Australia should follow New Zealand in making three-year university degrees free in response to increasing employer demand for bachelor-level qualifications and to help reduce inequality, the Greens say.
Following the New Zealand prime minister, Jacinda Ardern, pledged to introduce three years of free tertiary education by 2024 as part of her election campaign last year, the Greens’ education spokeswoman Sarah Hanson-Young commissioned modelling to measure the cost of introducing the policy here.
Compiled by the independent Parliamentary Budget Office, the modelling shows the policy would cost the budget $4.8bn across the forward estimates and $27bn over the next decade.
Assuming the policy kicked in from 1 January 2019, the cost would increase from about $600m in 2018-19 to $2.8bn by the end of the forward estimates and to $3.7bn by 2027-28.

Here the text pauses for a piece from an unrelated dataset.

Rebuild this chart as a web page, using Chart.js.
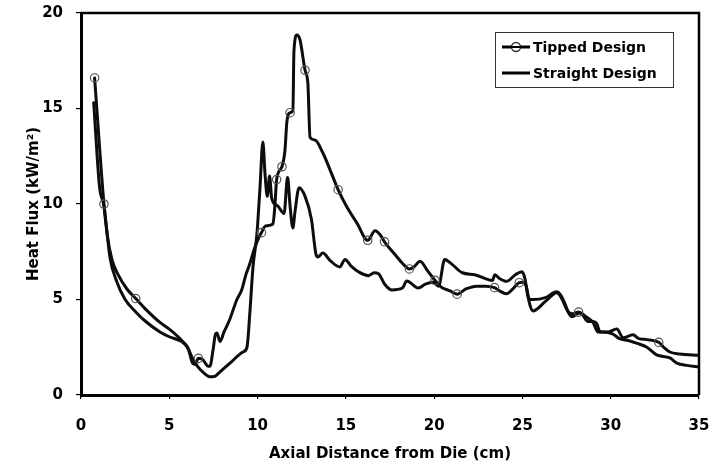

Hanson-Young, said that around the world free higher education was “becoming an important centrepiece to policy”.
“NZ and UK Labour both took free university policies to recent elections and, even in the US, young people have access to free community college,” she said. “Australia is lagging behind. We tell the world we’re an innovative nation, we chase investment from new industries and tech companies, but we don’t back it up with providing our young people with the launchpad they need to take part in the new economy and the future workforce.”
From this year New Zealanders will be able to access fee-free university and vocational education after Ardern pledged to abolish fees. The government has budgeted for a 3% increase in equivalent fulltime students as a result of the policy and has committed to extending it to two years of free study by 2021 and three years by 2024.

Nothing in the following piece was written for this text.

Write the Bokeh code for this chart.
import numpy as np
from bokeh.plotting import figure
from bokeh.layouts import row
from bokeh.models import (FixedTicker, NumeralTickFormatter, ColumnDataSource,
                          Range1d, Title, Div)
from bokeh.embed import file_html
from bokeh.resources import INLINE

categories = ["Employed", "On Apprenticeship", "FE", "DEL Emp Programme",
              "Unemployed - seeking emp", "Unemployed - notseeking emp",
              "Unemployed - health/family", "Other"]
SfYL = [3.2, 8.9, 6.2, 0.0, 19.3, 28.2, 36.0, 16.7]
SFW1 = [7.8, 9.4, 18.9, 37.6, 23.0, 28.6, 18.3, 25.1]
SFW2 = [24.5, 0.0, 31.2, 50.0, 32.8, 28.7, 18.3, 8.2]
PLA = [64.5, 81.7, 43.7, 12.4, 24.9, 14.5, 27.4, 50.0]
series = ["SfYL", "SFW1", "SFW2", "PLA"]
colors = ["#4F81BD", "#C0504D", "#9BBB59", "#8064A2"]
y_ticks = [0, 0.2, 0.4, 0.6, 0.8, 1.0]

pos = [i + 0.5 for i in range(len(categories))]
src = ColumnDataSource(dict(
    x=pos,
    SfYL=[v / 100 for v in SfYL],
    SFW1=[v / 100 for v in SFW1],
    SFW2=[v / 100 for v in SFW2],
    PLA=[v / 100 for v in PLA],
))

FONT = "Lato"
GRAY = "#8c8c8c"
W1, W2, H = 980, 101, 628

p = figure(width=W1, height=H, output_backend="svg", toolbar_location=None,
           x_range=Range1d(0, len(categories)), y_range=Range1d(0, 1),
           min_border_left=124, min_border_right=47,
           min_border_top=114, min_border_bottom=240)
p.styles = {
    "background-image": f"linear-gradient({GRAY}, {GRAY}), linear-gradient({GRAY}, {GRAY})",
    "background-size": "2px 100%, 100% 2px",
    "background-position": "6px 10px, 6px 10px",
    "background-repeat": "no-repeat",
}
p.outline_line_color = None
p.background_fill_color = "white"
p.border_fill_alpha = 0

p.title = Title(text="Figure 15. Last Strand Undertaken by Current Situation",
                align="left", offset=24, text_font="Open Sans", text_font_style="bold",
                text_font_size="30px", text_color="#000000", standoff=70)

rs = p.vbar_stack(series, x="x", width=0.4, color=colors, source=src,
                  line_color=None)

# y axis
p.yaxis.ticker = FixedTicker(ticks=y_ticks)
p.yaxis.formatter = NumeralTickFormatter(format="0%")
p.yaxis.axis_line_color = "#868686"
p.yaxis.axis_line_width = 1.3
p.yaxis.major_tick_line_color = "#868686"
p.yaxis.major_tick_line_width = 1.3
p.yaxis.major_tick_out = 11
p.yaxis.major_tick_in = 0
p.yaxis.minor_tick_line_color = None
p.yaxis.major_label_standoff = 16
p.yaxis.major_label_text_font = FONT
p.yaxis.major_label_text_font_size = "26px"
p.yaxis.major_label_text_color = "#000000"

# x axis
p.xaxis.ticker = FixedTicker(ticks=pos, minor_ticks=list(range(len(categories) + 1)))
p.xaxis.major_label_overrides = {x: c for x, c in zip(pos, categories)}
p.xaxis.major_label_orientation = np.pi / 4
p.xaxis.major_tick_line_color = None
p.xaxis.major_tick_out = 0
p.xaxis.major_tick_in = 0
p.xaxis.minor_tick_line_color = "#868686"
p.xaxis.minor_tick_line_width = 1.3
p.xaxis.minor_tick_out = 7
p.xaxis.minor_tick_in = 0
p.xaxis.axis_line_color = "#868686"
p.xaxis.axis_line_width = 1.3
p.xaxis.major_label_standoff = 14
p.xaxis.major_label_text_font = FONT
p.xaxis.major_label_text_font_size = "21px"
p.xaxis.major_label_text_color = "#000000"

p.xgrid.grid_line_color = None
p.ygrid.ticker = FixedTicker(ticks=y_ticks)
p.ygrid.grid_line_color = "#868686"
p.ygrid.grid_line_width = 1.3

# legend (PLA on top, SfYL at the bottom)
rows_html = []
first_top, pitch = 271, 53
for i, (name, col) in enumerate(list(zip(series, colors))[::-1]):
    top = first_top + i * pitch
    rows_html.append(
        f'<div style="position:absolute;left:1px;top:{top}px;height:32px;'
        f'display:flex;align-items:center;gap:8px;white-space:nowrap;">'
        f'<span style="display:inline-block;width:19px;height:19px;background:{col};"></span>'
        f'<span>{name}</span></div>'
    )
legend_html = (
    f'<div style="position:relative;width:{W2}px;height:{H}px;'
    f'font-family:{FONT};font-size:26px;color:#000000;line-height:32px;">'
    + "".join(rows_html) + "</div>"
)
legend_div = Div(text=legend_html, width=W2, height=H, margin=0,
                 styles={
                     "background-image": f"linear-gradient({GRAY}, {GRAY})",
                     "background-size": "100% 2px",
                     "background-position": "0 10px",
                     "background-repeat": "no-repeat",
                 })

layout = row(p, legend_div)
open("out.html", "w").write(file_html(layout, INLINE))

Prior to last year’s UK election, the Labour leader, Jeremy Corbyn, also committed his party to legislating to scrap university fees. UK Labour said it would pay for the £9.5bn policy by raising tax on higher earners.
Hanson-Young said the move to fee-free university was a recognition of a growing expectation that job seekers have bachelor-level qualifications when they apply for work.

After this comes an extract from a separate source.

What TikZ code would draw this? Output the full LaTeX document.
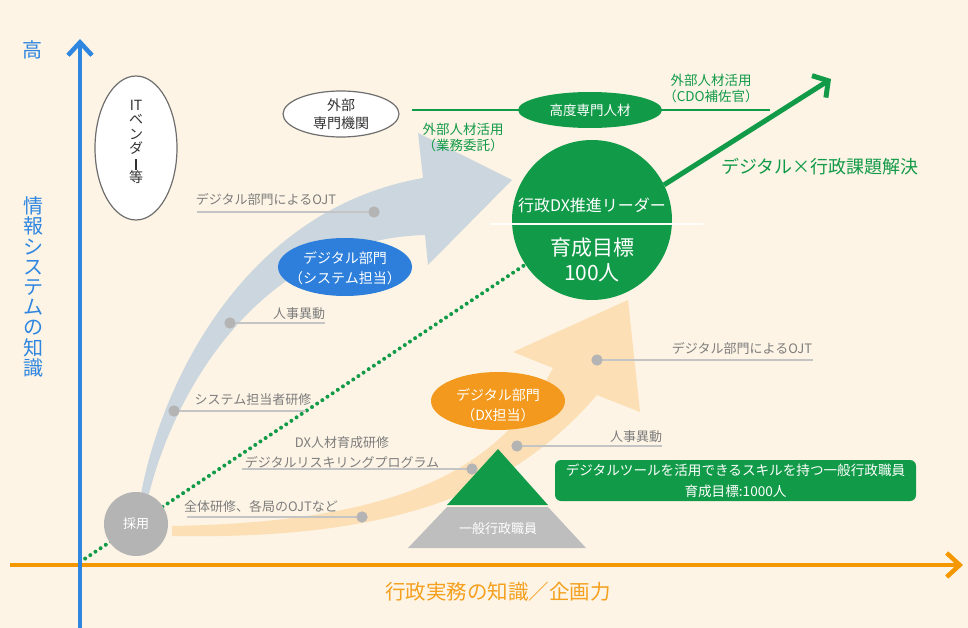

“We know that the world has changed,” she said. “No longer can you expect to walk out of high school and into a job, and work your way up the corporate ladder to success.
“Young people are expected to have a university degree on their CV to even get a foot in the door. We must make it easier for the next generation to be the best they can be.”
Hanson-Young said the Greens were “putting this option on the table” and wanted to “encourage the Labor party to seriously consider whether they’re on the side of corporations, or on a fairer society”.
“Students have borne the brunt of the Liberal government’s cruel cuts to higher education for years, all while spruiking Australia as an innovative and agile nation,” she said.
“If we are to be truly innovative, and prepared for what’s to come, education needs to be considered as an investment in our nation’s future, not a budget burden.”
The PBO said in its forecast that the estimates of the financial implications of the proposal are “subject to uncertainty related to a number of factors” including behavioural responses by Help borrowers affected by the proposal and any shift in projected student numbers as a result of the policy.
The modelling likely understates the overall cost of the policy because it did not take account of part-time study arrangements.
University funding in Australia has skyrocketed in the last decade, in part because of the uncapping of student placements. In December the Mitchell Institute released a report that found university funding grew by more than 50% in the decade to 2015-16.
But after rapid growth since the introduction of demand-driven education funding, university spending had begun to flatline, growing only 1% between 2014-15 and 2015-16.
Last week the institute released modelling predicting the government’s two-year unlegislated freeze on commonwealth supported places would see the proportion of 18 to 64-year-olds enrolled at university staying below 5% by 2031, rather than lifting to above 6% based on previous trends.